You most likely have iTunes so follow this link which should open iTunes automatically.

http://itunes.apple.com/WebObjects/MZStore.woa/wa/viewPodcast?id=295088904

Click on " The EMS Professional Authorized Transmissions " Podcast. Podcast #13 aired on July, 8, 2008 and is called " Talking with the NREMT."

In this podcast Dr. Margolis explains in detail exactly how the testing works.

I hopes this helps to clear up some of the rumors floating around.


----------



## daughertyemta (Jun 2, 2009)

This is very good.  Thank you for posting this and finding this!  I take the NR in 2 days and it eases my mind a little.


----------



## jfz6 (Jun 3, 2009)

Thank you I hope it helps. I keep seeing everyone guessing about how the test works, how it is graded, how to know if you passed or failed, etc.

I think that everyone getting ready to take the test should listen to the podcast to get a better understanding of how the testing really works before going taking it especially due to the fact that the information is coming from the mouth of someone who helped to format the test. Dr. Margolis even gives a few pointers for reading the questions.

I take no credit in the info. iTunes has a plethora of podcasts from EMS radio shows to free continuing education. I do not learn well in the academic setting so any kind of audio visual helps me out a lot.

I take the test in about 13 hours!!! I feel like I know my stuff but I have been sick for the past three weeks and I wished I had rescheduled. I guess if I can pass it sick then I really know my stuff but cramming the night before has me worried and going to take the test sick in not the best state of mind really isn't a good idea. I guess if I fail I will really know what to expect if I have to retake it.

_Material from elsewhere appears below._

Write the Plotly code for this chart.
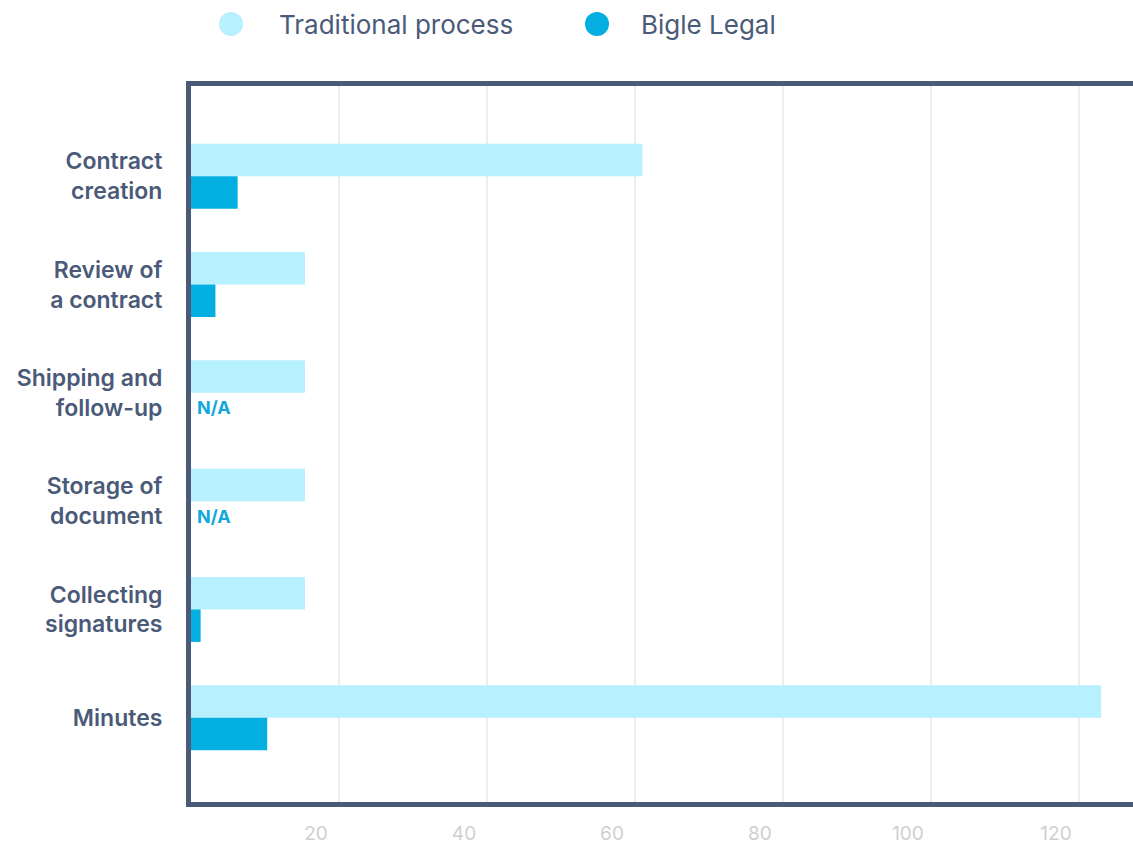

Good luck Daughertyemta!!! Wish me luck as well!!
BSI Scene Safety SABC, etc.
J.


----------



## chad bullock (Jun 3, 2009)

Thanks for posting that link, I am taking my EMTB NREMT in 2 days and it was a help understanding what I am walking into. I can't say it comforted me when he said usually everyone misses about half of the questions, and what matters is the level of questions answered correctly. I understand it, but I don't like missing too many. I suppose I better get used to the idea real quick.


----------



## rhan101277 (Jun 7, 2009)

Well if you can miss half, I wonder if the folks taking the USMLE get to do the same.


----------



## bstone (Jun 8, 2009)

The USMLE is curved which is why it takes months to get the results. My roomie just went through it.


----------



## KillTank (Jun 8, 2009)

awesome! thanks for the post!


----------